Click patterns on interactive elements should not follow the same path every time. Clicking the exact center of every button is a detectable pattern. Introducing small random offsets to click coordinates, within the bounds of the target element, produces more natural interaction patterns.

Rate Limiting and Politeness

Respecting rate limits is both an ethical practice and a practical necessity. Overloading a target site with requests degrades its performance for legitimate users and virtually guarantees detection and blocking. Polite scraping operates well below the site's capacity, distributing load over time and across sessions.

Adaptive rate limiting adjusts request frequency based on server response signals. Increasing response times suggest the server is under load, and the scraper should slow down. HTTP 429 (Too Many Requests) responses indicate explicit rate limits that must be respected. Server errors (5xx) may indicate overload that the scraper is contributing to.

Domain-specific rate limits customize the request frequency for each target site based on its observed tolerance. A large e-commerce platform can handle higher request volumes than a small business website. Setting per-domain limits prevents overwhelming smaller sites while maintaining throughput on larger ones.

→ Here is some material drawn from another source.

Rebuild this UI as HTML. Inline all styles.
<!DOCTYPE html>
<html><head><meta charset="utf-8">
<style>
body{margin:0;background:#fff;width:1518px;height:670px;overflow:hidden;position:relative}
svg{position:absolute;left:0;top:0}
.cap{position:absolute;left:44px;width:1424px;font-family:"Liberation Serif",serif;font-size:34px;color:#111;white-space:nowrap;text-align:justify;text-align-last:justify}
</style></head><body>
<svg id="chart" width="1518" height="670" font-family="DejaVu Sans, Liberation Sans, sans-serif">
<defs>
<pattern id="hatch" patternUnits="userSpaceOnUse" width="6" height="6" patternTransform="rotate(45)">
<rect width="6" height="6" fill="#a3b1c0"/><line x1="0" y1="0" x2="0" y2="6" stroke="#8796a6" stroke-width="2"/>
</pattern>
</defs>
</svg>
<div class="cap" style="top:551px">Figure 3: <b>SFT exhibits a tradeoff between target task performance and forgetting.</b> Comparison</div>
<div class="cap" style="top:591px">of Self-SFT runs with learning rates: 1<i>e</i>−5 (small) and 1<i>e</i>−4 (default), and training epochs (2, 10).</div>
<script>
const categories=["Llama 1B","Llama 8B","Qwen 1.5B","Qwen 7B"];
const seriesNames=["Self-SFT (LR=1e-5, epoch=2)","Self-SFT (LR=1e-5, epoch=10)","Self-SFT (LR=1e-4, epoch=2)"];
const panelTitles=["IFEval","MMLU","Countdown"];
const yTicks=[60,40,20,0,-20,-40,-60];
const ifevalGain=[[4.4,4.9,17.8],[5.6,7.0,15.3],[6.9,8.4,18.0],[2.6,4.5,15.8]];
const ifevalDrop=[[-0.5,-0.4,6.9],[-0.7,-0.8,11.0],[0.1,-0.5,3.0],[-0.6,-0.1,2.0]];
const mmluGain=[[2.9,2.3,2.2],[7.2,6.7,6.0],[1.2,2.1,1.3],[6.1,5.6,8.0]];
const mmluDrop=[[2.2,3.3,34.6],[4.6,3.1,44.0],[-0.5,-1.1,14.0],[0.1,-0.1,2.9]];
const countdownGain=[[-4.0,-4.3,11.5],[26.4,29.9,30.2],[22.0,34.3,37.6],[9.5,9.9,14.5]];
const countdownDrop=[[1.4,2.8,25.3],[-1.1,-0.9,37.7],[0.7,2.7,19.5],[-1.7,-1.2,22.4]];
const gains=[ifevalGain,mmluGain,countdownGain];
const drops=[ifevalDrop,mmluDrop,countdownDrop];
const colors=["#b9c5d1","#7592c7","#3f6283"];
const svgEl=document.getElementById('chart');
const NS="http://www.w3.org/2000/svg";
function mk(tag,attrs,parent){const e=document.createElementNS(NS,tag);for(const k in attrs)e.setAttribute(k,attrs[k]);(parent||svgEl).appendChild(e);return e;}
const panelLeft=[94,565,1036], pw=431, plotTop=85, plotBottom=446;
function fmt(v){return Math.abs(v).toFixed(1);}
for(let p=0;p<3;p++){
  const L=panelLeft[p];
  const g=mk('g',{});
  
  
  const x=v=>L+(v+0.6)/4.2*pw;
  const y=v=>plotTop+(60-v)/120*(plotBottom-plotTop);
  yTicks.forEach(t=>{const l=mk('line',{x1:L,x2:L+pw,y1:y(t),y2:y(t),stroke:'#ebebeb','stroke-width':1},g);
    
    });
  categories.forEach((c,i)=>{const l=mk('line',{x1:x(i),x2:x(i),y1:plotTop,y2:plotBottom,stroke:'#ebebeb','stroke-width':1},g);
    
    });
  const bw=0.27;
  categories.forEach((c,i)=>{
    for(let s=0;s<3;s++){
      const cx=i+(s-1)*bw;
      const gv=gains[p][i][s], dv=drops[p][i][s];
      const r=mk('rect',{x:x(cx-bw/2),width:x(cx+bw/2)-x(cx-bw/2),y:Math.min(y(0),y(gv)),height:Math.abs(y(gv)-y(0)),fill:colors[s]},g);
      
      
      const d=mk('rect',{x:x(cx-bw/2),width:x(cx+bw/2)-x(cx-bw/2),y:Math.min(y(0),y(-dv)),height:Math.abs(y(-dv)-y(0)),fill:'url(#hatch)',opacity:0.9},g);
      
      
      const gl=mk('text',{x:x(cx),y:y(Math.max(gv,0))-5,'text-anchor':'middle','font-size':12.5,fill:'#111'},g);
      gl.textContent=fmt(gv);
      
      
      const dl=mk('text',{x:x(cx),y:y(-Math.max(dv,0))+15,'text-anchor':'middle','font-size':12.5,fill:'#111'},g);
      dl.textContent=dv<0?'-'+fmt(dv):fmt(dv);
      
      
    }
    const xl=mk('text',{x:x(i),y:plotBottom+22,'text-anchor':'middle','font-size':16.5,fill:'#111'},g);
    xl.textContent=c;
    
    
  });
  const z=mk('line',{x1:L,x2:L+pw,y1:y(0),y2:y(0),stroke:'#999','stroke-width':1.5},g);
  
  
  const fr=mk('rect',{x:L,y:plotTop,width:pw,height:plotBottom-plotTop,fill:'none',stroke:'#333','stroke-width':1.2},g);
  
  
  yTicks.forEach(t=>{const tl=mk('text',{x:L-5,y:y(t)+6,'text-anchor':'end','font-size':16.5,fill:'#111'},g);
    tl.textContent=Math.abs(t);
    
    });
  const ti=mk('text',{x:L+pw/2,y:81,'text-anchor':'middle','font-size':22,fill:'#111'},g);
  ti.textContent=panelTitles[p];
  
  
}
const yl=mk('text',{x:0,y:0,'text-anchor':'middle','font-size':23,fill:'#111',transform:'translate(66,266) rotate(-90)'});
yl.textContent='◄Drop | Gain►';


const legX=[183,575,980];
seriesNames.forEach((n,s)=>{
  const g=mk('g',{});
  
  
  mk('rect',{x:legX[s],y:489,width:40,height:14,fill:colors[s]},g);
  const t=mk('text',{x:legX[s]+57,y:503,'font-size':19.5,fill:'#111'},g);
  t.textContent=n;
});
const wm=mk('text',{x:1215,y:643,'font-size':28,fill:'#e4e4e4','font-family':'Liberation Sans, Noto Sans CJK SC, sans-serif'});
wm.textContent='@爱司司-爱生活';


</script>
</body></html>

Respecting robots.txt directives, while not legally required, signals good faith and is checked by some bot detection systems. Crawling pages that robots.txt explicitly disallows is both ethically questionable and a detection signal that some systems specifically monitor for.

Key Takeaway

Effective anti-detection combines browser fingerprint management, intelligent proxy rotation, behavioral mimicry, and polite rate limiting. No single technique is sufficient, but layering multiple approaches makes AI scraping traffic indistinguishable from regular browsing at scale.